On Monday, I had the privilege of speaking in Minneapolis as part of MIMA’s ongoing series Conversations About the Future of Advertising. The program has featured a number of impressive folks:  David Armano (formerly of Dachis Group, now Edelman), Michael Lebowitz, (Big Spaceship), Bob Thacker (Office Max), to name but a few. Hosted by Tim Brunelle, MIMA’s president and the CEO of Hello Viking, held at pretty cool venue called the  Fine Line Music Cafe, the event always draws a crowd, attracting ad agency types, local digerati, social media enthusiasts along with marketers from local companies like Target, General Mills and Cargill, all of them equipped with a mobile Twitter app.

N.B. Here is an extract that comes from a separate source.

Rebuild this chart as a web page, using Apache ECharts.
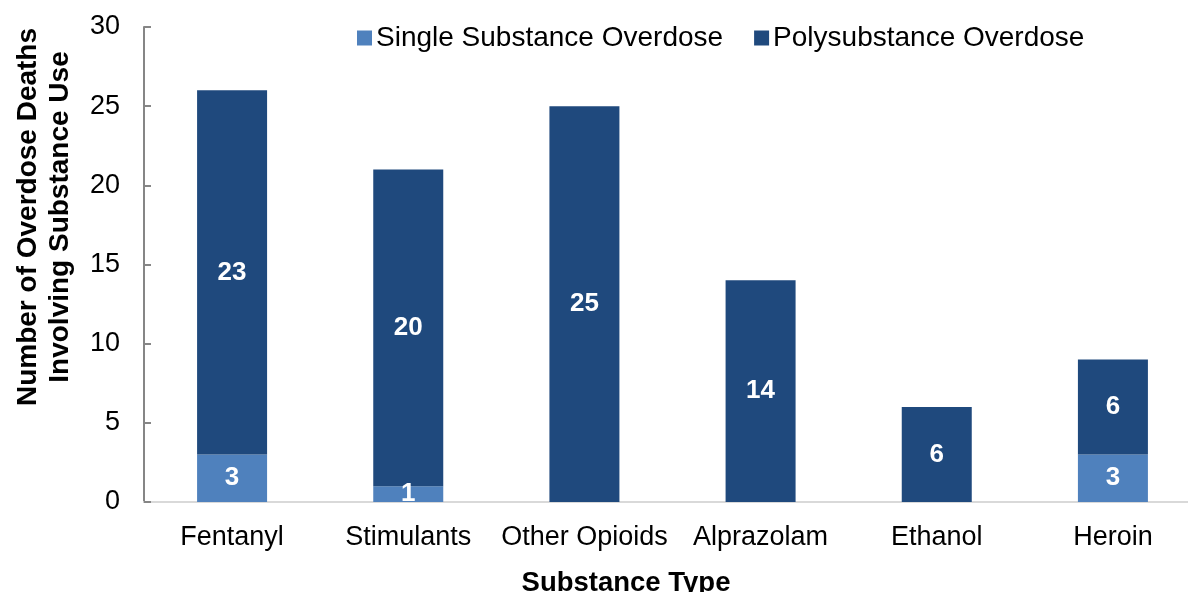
<!DOCTYPE html>
<html><head><meta charset="utf-8">
<script src="https://cdn.jsdelivr.net/npm/echarts@6/dist/echarts.min.js"></script>
<style>html,body{margin:0;padding:0;background:#fff}#c{width:1188px;height:592px}</style>
</head><body><div id="c"></div>
<script>
const categories = ['Fentanyl','Stimulants','Other Opioids','Alprazolam','Ethanol','Heroin'];
const singleValues = [3,1,0,0,0,3];
const polyValues = [23,20,25,14,6,6];
const yTicks = {min:0,max:30,interval:5};
const FONT = '"Liberation Sans", Arial, sans-serif';
const chart = echarts.init(document.getElementById('c'));
const lbl = {show:true,position:'inside',color:'#fff',fontWeight:'bold',fontSize:26,fontFamily:FONT,
  formatter:p=>p.value? String(p.value):''};
chart.setOption({
  animation:false,
  textStyle:{fontFamily:FONT},
  grid:{left:144,right:-13,top:27,bottom:90,containLabel:false,outerBoundsMode:'none'},
  legend:{top:19,left:352,itemWidth:15,itemHeight:15,itemGap:31,icon:'rect',
    textStyle:{fontSize:28,color:'#000',fontFamily:FONT,padding:[0,0,0,-1]},
    data:['Single Substance Overdose','Polysubstance Overdose']},
  title:{text:'Substance Type',left:621,top:564,textAlign:'center',
    textStyle:{fontSize:27.5,fontWeight:'bold',color:'#000',fontFamily:FONT}},
  graphic:[{type:'text',x:44,y:217,rotation:Math.PI/2,
    style:{text:'Number of Overdose Deaths\nInvolving Substance Use',fill:'#000',
      font:'bold 28px "Liberation Sans", Arial, sans-serif',lineHeight:32,
      textAlign:'center',textVerticalAlign:'middle'}}],
  xAxis:{type:'category',data:categories,
    axisLine:{lineStyle:{color:'#d9d9d9',width:2}},axisTick:{show:false},
    axisLabel:{color:'#000',fontSize:27,margin:22,fontFamily:FONT,interval:0}},
  yAxis:{type:'value',min:yTicks.min,max:yTicks.max,interval:yTicks.interval,
    axisLine:{show:true,lineStyle:{color:'#868686',width:2}},
    axisTick:{show:true,inside:true,length:7,lineStyle:{color:'#868686',width:2}},
    splitLine:{show:false},
    axisLabel:{color:'#000',fontSize:27,margin:24,fontFamily:FONT}},
  series:[
    {name:'Single Substance Overdose',type:'bar',stack:'t',barWidth:70,data:singleValues,
      itemStyle:{color:'#4f81bd'},label:lbl},
    {name:'Polysubstance Overdose',type:'bar',stack:'t',barWidth:70,data:polyValues,
      itemStyle:{color:'#1f497d'},label:lbl}
  ]
});
</script></body></html>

On this particular night, with no signs of a day-long snow storm letting up, a good size crowd still showed. And with iPhones in hand the tweeting began. I supposed one could find this terrifying.  Think how almost all advertising creative types dread showing their work to focus groups for fear of rejection. But I find this new form of instant reaction liberating. Right away, you know if you sucked or if you rocked. Perhaps more importantly you know specifically what resonated. If you told five stories and all the chatter echoed two of them, that’s good information to have. Next time you can lose the other three.  If the majority of tweets captured one or two of the same points, maybe they’re worth building on.

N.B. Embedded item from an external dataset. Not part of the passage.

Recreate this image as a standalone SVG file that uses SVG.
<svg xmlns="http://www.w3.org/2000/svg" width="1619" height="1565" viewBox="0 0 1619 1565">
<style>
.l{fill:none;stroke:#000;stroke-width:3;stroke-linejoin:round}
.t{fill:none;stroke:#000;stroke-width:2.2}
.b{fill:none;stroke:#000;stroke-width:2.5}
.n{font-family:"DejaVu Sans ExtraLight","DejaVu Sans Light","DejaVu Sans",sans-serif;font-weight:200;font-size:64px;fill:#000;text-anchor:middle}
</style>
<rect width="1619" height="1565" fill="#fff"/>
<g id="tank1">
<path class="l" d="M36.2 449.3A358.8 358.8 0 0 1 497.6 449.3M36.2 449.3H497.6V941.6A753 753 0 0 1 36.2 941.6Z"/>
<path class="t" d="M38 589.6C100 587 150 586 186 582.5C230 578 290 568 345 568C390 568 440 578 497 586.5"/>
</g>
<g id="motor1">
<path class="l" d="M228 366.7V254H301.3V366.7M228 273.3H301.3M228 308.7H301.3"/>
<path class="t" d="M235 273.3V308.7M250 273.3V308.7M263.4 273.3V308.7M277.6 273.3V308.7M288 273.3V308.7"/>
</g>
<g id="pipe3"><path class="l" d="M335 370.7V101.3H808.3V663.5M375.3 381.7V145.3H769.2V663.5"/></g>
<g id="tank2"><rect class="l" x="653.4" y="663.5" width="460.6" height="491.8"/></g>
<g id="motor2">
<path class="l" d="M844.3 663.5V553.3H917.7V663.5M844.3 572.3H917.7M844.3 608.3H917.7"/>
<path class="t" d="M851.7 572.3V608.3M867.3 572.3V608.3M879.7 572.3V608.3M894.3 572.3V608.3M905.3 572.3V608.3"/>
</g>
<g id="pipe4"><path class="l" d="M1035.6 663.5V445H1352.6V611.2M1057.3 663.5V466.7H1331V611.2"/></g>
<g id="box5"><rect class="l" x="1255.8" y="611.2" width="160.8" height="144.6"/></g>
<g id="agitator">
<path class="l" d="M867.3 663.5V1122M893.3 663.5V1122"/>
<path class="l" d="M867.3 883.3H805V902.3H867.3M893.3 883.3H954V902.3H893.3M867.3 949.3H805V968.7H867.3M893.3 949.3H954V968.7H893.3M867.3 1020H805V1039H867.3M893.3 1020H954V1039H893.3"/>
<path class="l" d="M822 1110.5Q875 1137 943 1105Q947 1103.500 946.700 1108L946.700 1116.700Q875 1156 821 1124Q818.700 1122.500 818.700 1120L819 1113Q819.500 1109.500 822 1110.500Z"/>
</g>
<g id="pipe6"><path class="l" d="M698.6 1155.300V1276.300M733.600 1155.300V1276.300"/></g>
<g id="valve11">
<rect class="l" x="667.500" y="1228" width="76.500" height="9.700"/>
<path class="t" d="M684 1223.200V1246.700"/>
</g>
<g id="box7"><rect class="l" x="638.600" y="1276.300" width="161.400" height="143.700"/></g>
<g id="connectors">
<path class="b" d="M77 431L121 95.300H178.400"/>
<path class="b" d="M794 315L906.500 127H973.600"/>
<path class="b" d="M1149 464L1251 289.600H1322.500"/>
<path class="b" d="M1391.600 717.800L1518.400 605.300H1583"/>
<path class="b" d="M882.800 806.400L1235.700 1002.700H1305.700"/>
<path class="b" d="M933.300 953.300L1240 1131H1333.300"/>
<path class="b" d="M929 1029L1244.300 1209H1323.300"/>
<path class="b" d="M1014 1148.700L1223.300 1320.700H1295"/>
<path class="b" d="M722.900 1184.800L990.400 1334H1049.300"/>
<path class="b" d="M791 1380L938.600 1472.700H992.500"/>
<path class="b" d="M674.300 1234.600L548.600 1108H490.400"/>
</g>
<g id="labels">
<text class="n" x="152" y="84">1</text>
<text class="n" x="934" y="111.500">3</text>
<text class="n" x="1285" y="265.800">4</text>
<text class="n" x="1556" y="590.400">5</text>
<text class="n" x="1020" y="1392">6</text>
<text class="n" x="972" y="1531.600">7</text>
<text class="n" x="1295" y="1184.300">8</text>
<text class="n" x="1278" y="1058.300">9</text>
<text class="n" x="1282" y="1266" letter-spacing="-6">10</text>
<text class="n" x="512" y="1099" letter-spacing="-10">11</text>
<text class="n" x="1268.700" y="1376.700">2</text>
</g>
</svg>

Among the points most referred to in blog posts, this suggestion that we rethink the labels and tactics we use to market in the age of conversation

My presentation – A Conversation About the Future of Advertising: Inspiration, Exploration, Transformation – covered the changes in media that I’ve experienced in my lifetime; an overview of the trends characterizing the new-found influence and role of the individual; and the new practices agencies need to embrace if they are to survive and prosper in the years to come. There were lots of stories, and a number of examples. But I now know what mattered most.  What people took away. What they chose to share. And repeat. And pass on. And that’s pretty cool. Thank you MIMA, @catfoa, Tim Brunelle and everyone else who joined in the presentation. No, make that conversation.